The worst, though, is when they're all at dinner with Vicki's brother Billy (who is totally the Roger Clinton of the OC Housewives) and his girlfriend, and David and Shannon start going at each other over whether or not he likes tequila. Vicki, who actually DOES have some astute things to say about relationships (kill me now, I know, but I found her to be very observant about this whole thing), notes that Shannon is chiseling and picking away at David, and if she keeps at it he's going to pull away. And, I mean, it seems like maybe that jet ski has sailed.
Shannon keeps saying that she feels weird because everyone's eyes are on her relationship (you know, because she made it a plot point!) but her relationship is FINE! FINE! It's FINE! I mean, obviously. The scrutiny is embarrassing, she says. And then to lessen the embarrassment, she returns to the table after a bathroom break and says to David, in full earshot of everyone, "Maybe next time you can make me not look like a bitch." This is before anyone has even ordered an appetizer!

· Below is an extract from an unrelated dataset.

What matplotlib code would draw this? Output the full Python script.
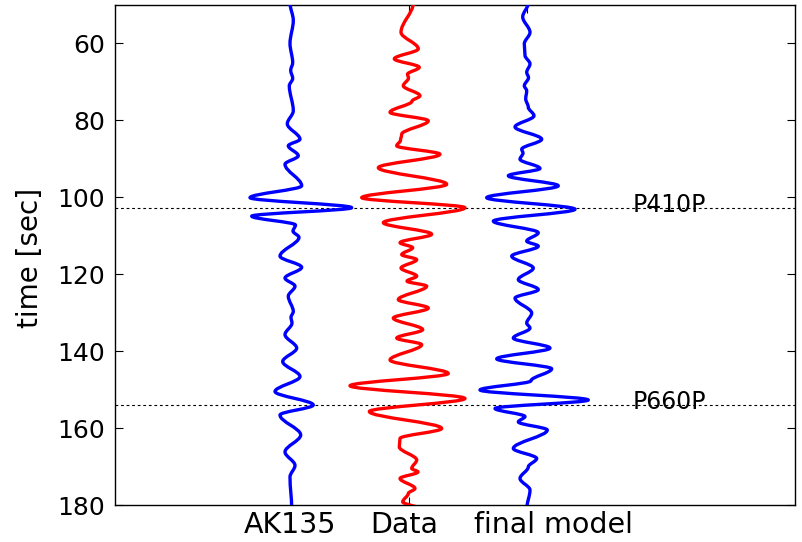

Shannon and David have a brief tete-a-tete outside, in which she tells him that she feels misunderstood and he touches her butt. So, I guess I see where she's coming from when she says he's not a great communicator. Vicki thinks that Shannon needs to get drunk and dance on bars for her marriage to be saved, and I guess that happens next week. But then it looks like David also maybe tells her again that he wants a divorce. In any case, these two seem to loathe each other in a way that makes me physically uncomfortable to watch. They get my vote for worst current Housewives relationship, and of course you should feel free to cosign or disagree in the comments.
In other news, Heather gets a personal chef and hopes that Shannon isn't turning Vicki against her. (I would argue that Vicki was already most of the way there, and Shannon's tale of being thrown out of Heather's house just adds extra evidence to her already fully-formed opinions.)
The entire Dubrow family watches Heather get punched in the face in her episode of Hawaii Five-O (and how many times can they watch and/or mention that one episode?) and Heather's son reads her to filth by practically screaming, "You're never gonna be Angelina Jolie, mom!" Terry Dubrow is jolly, as he has not yet been traumatized by Janice Dickinson.
Tamra complains that Eddie isn't taking care of their stupid robot baby that he never wanted, and speaks a great truth when she says, "It is the most embarrassing thing to be in public with a robot baby that is crying." Vicki and Shannon also have an interesting conversation about Tamra, and her blabbing of Shannon's marriage woes (which she also told Vicki). Shannon says she likes but now doesn't trust Tamra, and Vicki cosigns, citing some historical issues involving Brooks and telling Shannon to keep her eyes open.
And finally, in a landmark turn of events, Lizzie is actually a little bit interesting! She wants husband Christian to help out more with their screaming kids, so she can focus on her swimwear line. It turns out that he really wants her to forget the business and be strictly a stay-at-home mom. It's not something that puts them in contention for worst current Housewives marriage, but it's a little grody, and Lizzie gets genuinely emotional when talking about it. She consults Heather and then God, both of whom tell her that she can, in fact, have it all. The fact that her advice is on par with the Big Guy's is going to enhance Heather's already healthy ego, I think.